Chancellor Rachel Reeves has acknowledged she is asking ordinary people to pay more in taxes after unveiling a budget that includes £26 billion worth of tax increases, while also scrapping the controversial two-child benefit cap in a major victory for Labour MPs.
Budget Details Released Early in Unprecedented Blunder
The chancellor delivered her fiscal statement under significant pressure after the Office for Budget Responsibility accidentally published the details ahead of schedule. This marked an unprecedented breach of budget protocol that overshadowed the day's announcements.
Ms Reeves told Sky News political editor Beth Rigby that she recognises she is "asking ordinary people to pay a little bit more" but emphasised she had "managed to keep that contribution as low as I possibly can" by targeting wealthier individuals and closing tax loopholes.

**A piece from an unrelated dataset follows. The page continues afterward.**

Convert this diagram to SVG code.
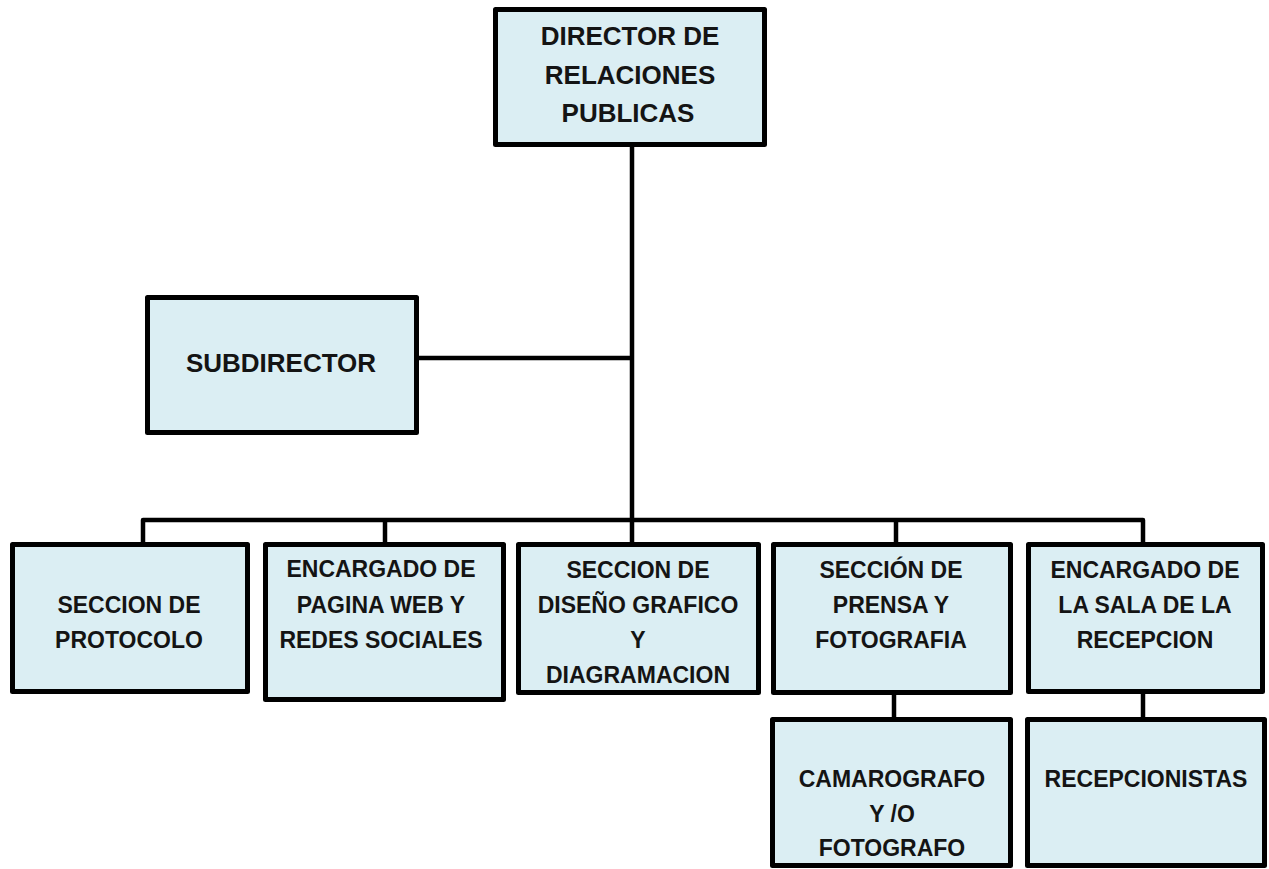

Key Tax Measures and Spending Changes
The budget package contains several significant tax measures that will affect millions of Britons. The freeze on personal income tax thresholds has been extended for three years, a move expected to raise £8 billion by 2029-30 and drag approximately 1.7 million people into higher tax bands.
Other notable tax changes include:
- A new "mansion tax" on properties valued over £2 million, expected to raise £0.4 billion
- National insurance charges on salary-sacrificed pension contributions above £2,000, projected to generate £4.7 billion
- Increased tax rates on dividends, property and savings income by two percentage points, raising £2.1 billion
- New taxes on the gambling industry to raise over £1 billion
- A mileage tax for electric vehicles starting in April 2028
In significant spending changes, the two-child benefit cap will be eliminated from April at a cost of £3 billion by 2029-30. Overall spending is set to increase by £11 billion by this date, with substantial funding directed toward welfare policy reversals.

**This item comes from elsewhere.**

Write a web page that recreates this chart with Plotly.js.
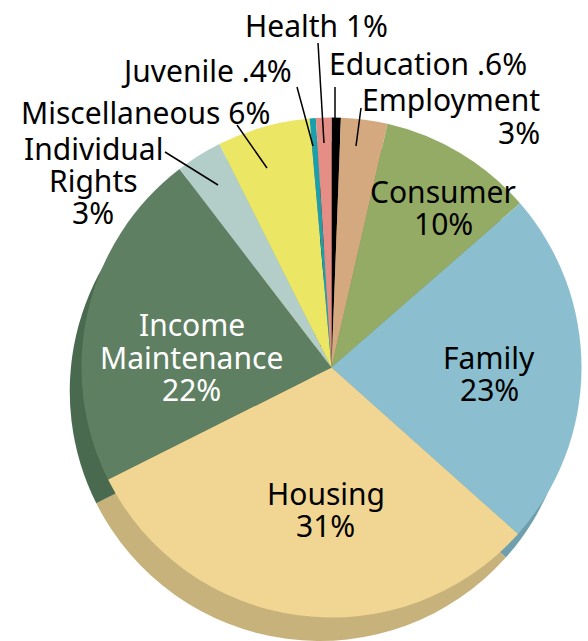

Political Fallout and Reactions
The chancellor faced immediate political pressure over the tax increases, particularly after twice refusing to confirm whether she had broken Labour's manifesto pledge not to raise income tax, national insurance or VAT.
Conservative leader Kemi Badenoch described the budget as a "total humiliation" for Ms Reeves, noting that the chancellor had previously promised her £40 billion tax-raising budget last year would be a "once-in-a-parliament" event.
However, Labour MPs responded positively to the announcements. Patrick Hurley, Labour MP for Southport, called the package "much stronger than I was expecting" and praised the moves on child poverty, gambling taxes and mansion taxes.
John McDonnell, veteran left-wing MP, acknowledged that removing the two-child cap represented a "major win" but argued that the tax increases on wealth didn't go far enough and that living standards would remain "at a standstill."
The OBR projections indicate these measures will push the UK's tax burden to a record high of 38% of GDP by 2030-31, creating challenging economic conditions for the government as it attempts to balance fiscal responsibility with its social policy objectives.